河口公男の絵画:元国立西洋美術館保存修復研究員の絵画への理解はどの様なものだったか?

油彩画の修復家として、専門は北方ルネッサンス絵画、特に初期フランドル絵画を学んできた経験の集大成を試みる

観察と洞察

2018-09-18 15:11:57 | 絵画

観察は「ことの状態をしっかりと見ること」、洞察は「ことの本質を見極めること」。

私はブログの中で「美術は視覚表現」であるから、「言葉で語らず、観ること」を強調してきた。私の考えに異論のある人は「美術は視覚表現ではない」あるいは「視覚表現のみとは限らない」のであれば、それを突き詰めて欲しい。それはそれで聞く耳を持たないわけではない。むしろ教わることも多いであろう。それから論理的合理性や感覚的必然(どうしても、皆がそう感じる根拠)を示してほしい。

まあ、人のことは置いておいて。

昔から「百聞は一見に如かず」という言葉があるように、「言葉より見ることの方が確かである」ということは、多くの者が認めるところである。しかしなぜ今日、人は言葉の情報をまず第一に得たがるのであろうか?

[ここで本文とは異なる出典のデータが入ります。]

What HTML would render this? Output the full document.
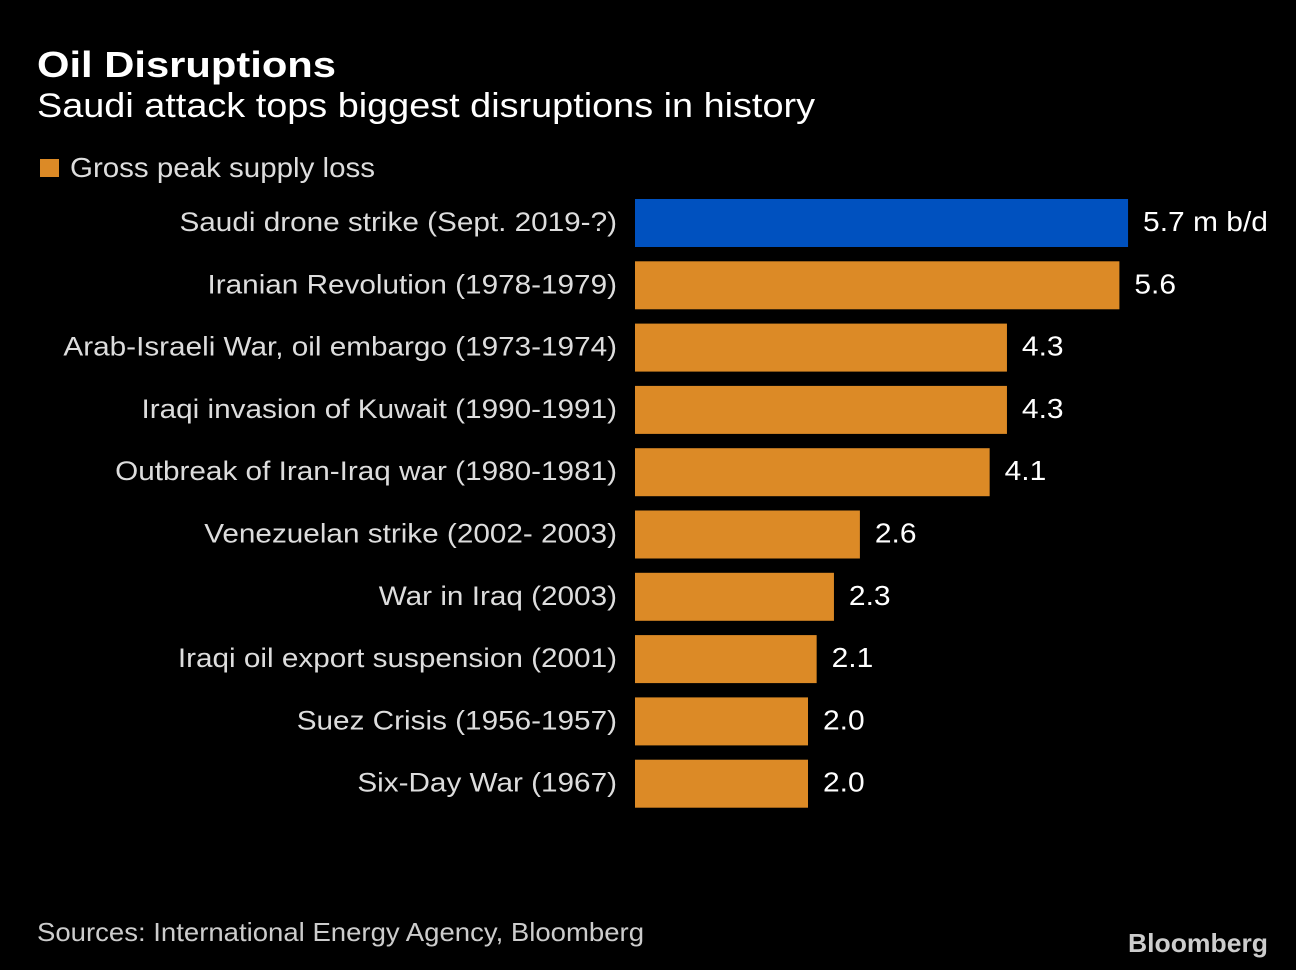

作業中にマウスが動いて、上の画像がアプロードされてしまった。現在の記事文章には関係ないので、不始末をお許しください。

以前も述べたことがあるが、美術館在職中に多くの展覧会が催されたが、常に残念に思ったのは、鑑賞者が会場に入るなり「まず解説パネルを読むこと」である。それを読まないと「展覧会の趣旨が分からない」「美術作品が分からない」と観客から言われる。多くの客の場内の動きは、解説パネルを読むことに5分、作品を見ることに良くて1分が相場であった(十秒くらいの人もいる)。作品にいたっては「斜め見」であって、全体を鑑賞しているとは思えない。ポスターやチラシに掲載された作品には「かぶりつき」で見る(鑑賞しているのかも知れない)。

一つ一つの作品にはどれほどの時間を与えれば、鑑賞したことになるだろうか?

人はそんなに視覚経験による記憶にそれほど優れているとは思えない。人それぞれの好みもあるが、気に入った作品であっても、じっくり見るのは職業人であって、趣味の愛好家にとって、どれほど「観察」しなければならないという基準は持っていないであろう。じっくり見る者にとって、作品の作者、年代、主題、表現様式、技法、品質など資料的な情報とそれ以上に「全体から感じる虚構性、作者の主題に対する扱いとその表現力・・・つまり力、技能、才能」などが大事だろう。

私は美術史家ではないので、文献資料より原作(オリジナル)が重要である。修復家である自分にとっては、作者の作品の創り方から技法や保存状態がどの様に歴史的に変化してきているとか、一人の作家が何を行ってきたのか「頭に入れる」ことが仕事であった。作者の制作技術が保存上の問題を作り出す。美術館が展覧会で借用した美術品は到着時と返送時には保存状態を点検して調書に記録し確認していた。これは輸送時や展覧会開催中に保存状態に支障が起きていないかどうかを観察するのであるが、私はこの作品ごとの点検の短い間に、技法について記憶するようにしていた。「目利き」であるためには、繰り返し「確認」する必要がある。多くの作家、多くの作品に触れて「表現様式、方法、技法」を頭に入れる。(美術館に偽物を買わないために・・・・)

この観察の蓄積が「修復家としての財産」であることに違いない。展覧会期間中は巡回して問題のあった作品に変化がないかどうか観察することは勿論だが、時には他の人たちと同じように「作品鑑賞」もする。体全体で「感覚的に感じ取る」ことが、修復家としてではなく「絵を描く自分」としての在り方だ。

こうして鑑賞している時にこそ「洞察」が行なわれなくてはいけない。文献資料や解説では「洞察」は起きない。見る側の感性で・・・実感することだ。先のブログの記事で近代美術の問題を取り上げたが、観念的な接し方が近代人の日常生活に食い込んでいて、「主観や実感」が軽んじられていると述べたように、「頭で考えて言葉に置き換えようとせず」にまず感じるために視覚を使ってほしい。

見て感じるところに「洞察」はある。情報過多、フェイクニュースの時代に自分を守れるだろうか?